Donald Trump is Time magazine's Person of the Year — but not much religion to see here

The gods make an early appearance in Time's cover story on President-elect Donald Trump's selection — no surprise here! — as the magazine's 2016 Person of the Year.

"Gym-rat greek gods," that is.

Yes, you'll need to read that reference in context:

Even for Donald Trump, the distance is still fun to think about, up here in his penthouse 600 ft. in the sky, where it’s hard to make out the regular people below. The ice skaters swarming Central Park’s Wollman Rink look like old-television static, and the Fifth Avenue holiday shoppers could be mites in a gutter. To even see this view, elevator operators, who spend their days standing in place, must push a button marked 66–68, announcing all three floors of Trump’s princely pad. Inside, staff members wear cloth slipcovers on their shoes, so as not to scuff the shiny marble or stain the plush cream carpets.
This is, in short, not a natural place to refine the common touch. It’s gilded and gaudy, a dreamscape of faded tapestry, antique clocks and fresco-style ceiling murals of gym-rat Greek gods. The throw pillows carry the Trump shield, and the paper napkins are monogrammed with the family name. His closest neighbors, at least at this altitude, are an international set of billionaire moguls who have decided to stash their money at One57 and 432 Park, the two newest skyscrapers to remake midtown Manhattan. There is no tight-knit community in the sky, no paperboy or postman, no bowling over brews after work.
And yet here Trump resides, under dripping crystal, with diamond cuff links, as the President-elect of the United States of America. 

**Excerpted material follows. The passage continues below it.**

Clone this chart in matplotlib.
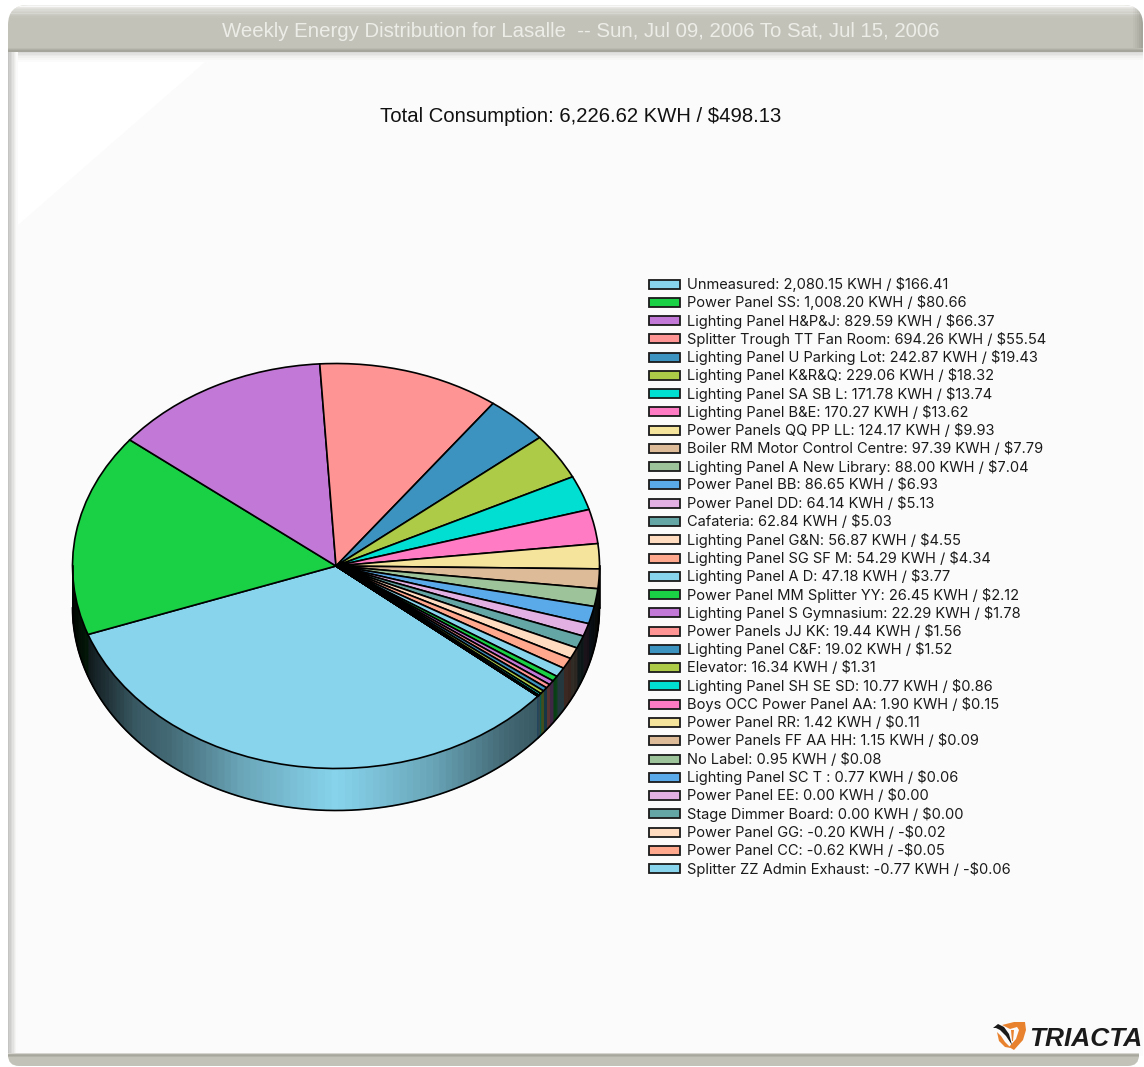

The only other mention of god — again the lowercase version — comes near the end of the lengthy piece. The second time the term is used as part of a vulgar quote attributed to a Trump supporter.

God with a capital "G" figures not at all in this profile of Trump — which in many ways is not all that surprising since Trump "doesn't wear his religion on his sleeve."

There is an obligatory mention of evangelicals:

Trump found a way to woo white evangelicals by historic margins, even winning those who attend religious services every week. 

And yes, the profile rehashes Trump's comments on Muslims:

Last year, Trump boasted about the great instincts that led him to support forced deportation for all undocumented immigrants and a ban on Muslims from entering the country. He has since backed off both positions. 

So religion remains on the periphery of Time's cover story. Is that good? Bad? I'm still digesting the piece, which I read quickly on deadline. I previously have praised Time religion writer Elizabeth Dias' excellent, behind-the-scenes coverage of Trump's "inner circle of evangelical advisors."

Generally speaking, I'm not sure the Time cover story plows much new ground — about Trump or religion or otherwise. It mostly rehashes what readers probably already know. The piece seems both curious about the Trump phenomenon and — as many major news outlets' reports tend to be — dismissive of it, as illustrated by the ending:

It’s a country where many who felt powerless have a new champion, where much frustration has given way to excitement and where politics has become the greatest show on earth. Here men in combat helmets and military assault rifles now patrol the streets outside a golden residential tower in midtown Manhattan. And almost every day at about the same time they let pass a street performer who wears no pants, tight white underwear and cowboy boots, so he can sing a song in the lobby for the television cameras with Trump’s name written in red and blue on his butt. It’s an America of renewed hope and paralyzing fear, a country few expected less than a year ago. Because of Donald John Trump, whatever happens next, it will never be like it was before.

Are there holy ghosts in the Person of the Year piece? I'm still contemplating that question. I'd urge you, kind reader, and my fellow GetReligionistas to check out the article and weigh in.